Prepare your filling first:
1 T. raw onion, grated
2 T. butter
2 cups mashed potatoes
1 cup old cheddar cheese, grated
Salt and pepper to taste.
Mix the onion, butter, and cheddar into the warm mashed potatoes. The filling should be thick enough to hold its shape.
Then make your dough.
In a bowl, toss and mix:
3 cups of flour
1/2 teaspoon of salt
Make a big, floury mound on the pastry board, dig out a well and pour in
the following mixture in four parts, each time tossing the floury edges into the
middle with a fork, until the mass is kneadable:
1 cup whole milk, warmed
5 Tablespoons sour cream
2 Tablespoons butter, melted
Knead the dough for 5 minutes, sparingly, then place in a
Bowl covered with a clean tea towel to sit for 10 minutes. Aim for a medium-soft dough. Divide the doug into 4 parts and roll out one at a time while the other balls stay covered
in the warm bowl. Roll dough very thin, about 1/8″ and use a wide mouth jar to cut out circles about 3” in diameter.
Put a dough circle in your palm and press a spoonful of filling onto one half of the cut-out circle. Then, fold the other circle over the filling and put it on the floured board. Close the edges firmly shut with the tines of a fork. (Sometimes you have to wet the edge to stick, or use a little whisked egg white as glue. You will see. But you have to shut them completely or the filling squishes out when they boil).
Dust the varennyky with flour.
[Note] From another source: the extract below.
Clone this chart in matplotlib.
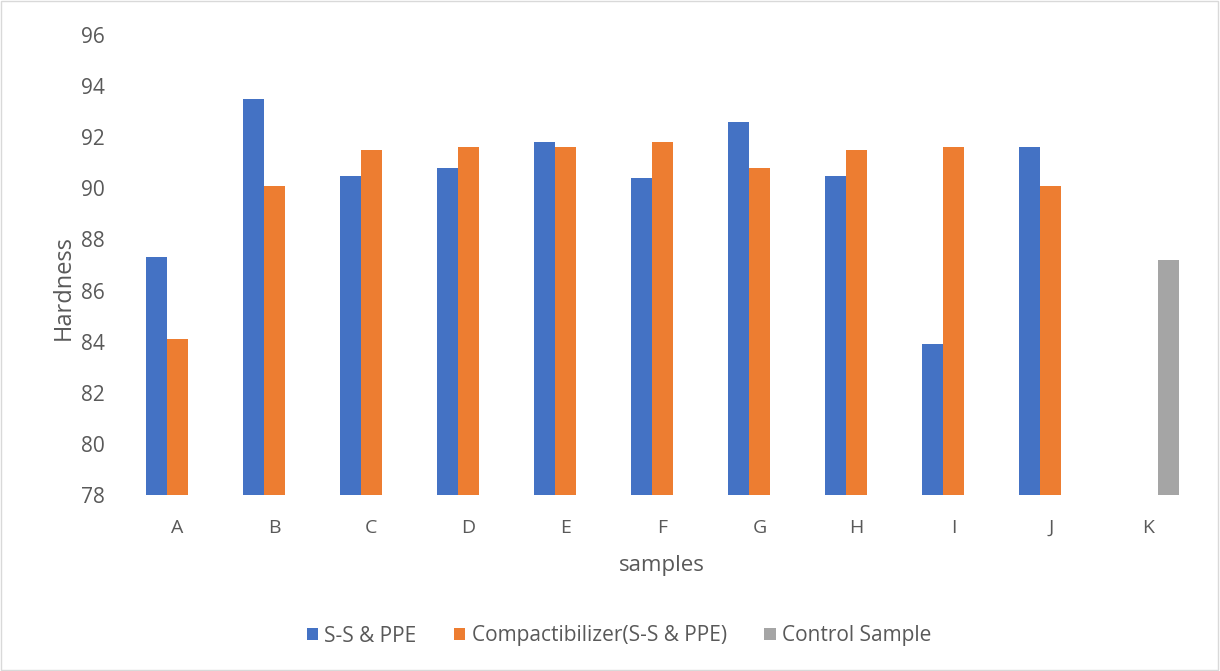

Place the finished pieces onto a clean
tea towel so they won’t stick to the plate or pan, and then cover them
with a second clean tea towel to prevent drying too much.
Drop about 6 varennyky at a time into a large quantity of rapidly boiling, salted water for 3-4 minutes. Stir very gently to prevent sticking to bottom or each other.
They will become puffy and float to the surface when they are ready. Use a slotted spoon to remove them. Drain in a colander. Place into a wide-bottomed serving dish and sprinkle with melted butter. Gently shift them to distribute butter so they don’t stick to each other.
Serve warm, with sour cream and sautéed onions on the side, if you wish.